Further, Twitter agreed to establish a “comprehensive information security program that is reasonably designed to protect the security, privacy, confidentiality, and integrity of nonpublic consumer information” in response to an FTC complaint that claimed an excessive number of its employees had access to internal systems and user data.

Reports say another engineer asserted that GodMode was still freely accessible. According to the new complaint, the incident prompted Twitter to reopen the case, which led to the realization that engineers could also remove or restore anyone’s tweets. 

Regular Twitter users aren’t able to do this. He further asserts that Twitter is unable to track who if anyone makes use of or abuses any of the special privileges.

“The new whistleblower complaint says the GodMode code remains on the laptop of any engineer who wants it. All they would have to do is change a line of the code from FALSE to TRUE and run it from a production machine that they could reach through an easily accessible communications protocol known as SSH”, reads the post

Also, the capitalized comment “THINK BEFORE YOU DO THIS” appears on the program line where a GodMode user can remove tweets. Photographs of electronic discussions between the whistleblower and his former coworkers are also included in the paper.
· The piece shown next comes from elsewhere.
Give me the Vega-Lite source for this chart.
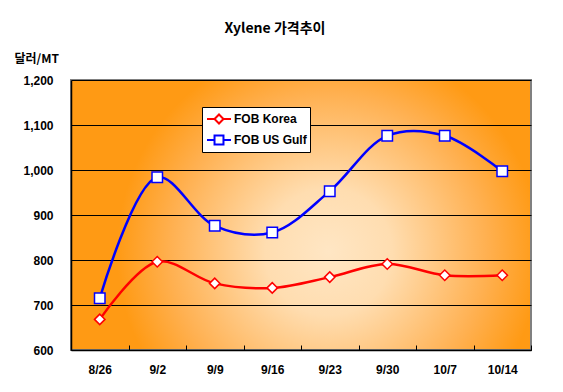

“It is not true that: a. ‘access to these tools is strictly limited’ b. ‘[w]e have zero tolerance for misuse of credentials or tools,’” Zatko’s complaint said.

Twitter claimed that when Zatko left, security had been enhanced prior to Musk’s takeover. However, a number of recently fired security personnel claimed in interviews with The Post that under Musk, things had grown significantly worse.

Because of the controversy surrounding Musk’s leadership, which has resulted in the company’s employees falling from 7,500 to fewer than 2000 individuals, that former employee also spoke on the condition of anonymity.

Hence, if the FTC decides that the corporation has consistently broken the FTC decree, several people who have been in regular touch with the agency say it’s likely the agency may punish the company with $1 billion or more.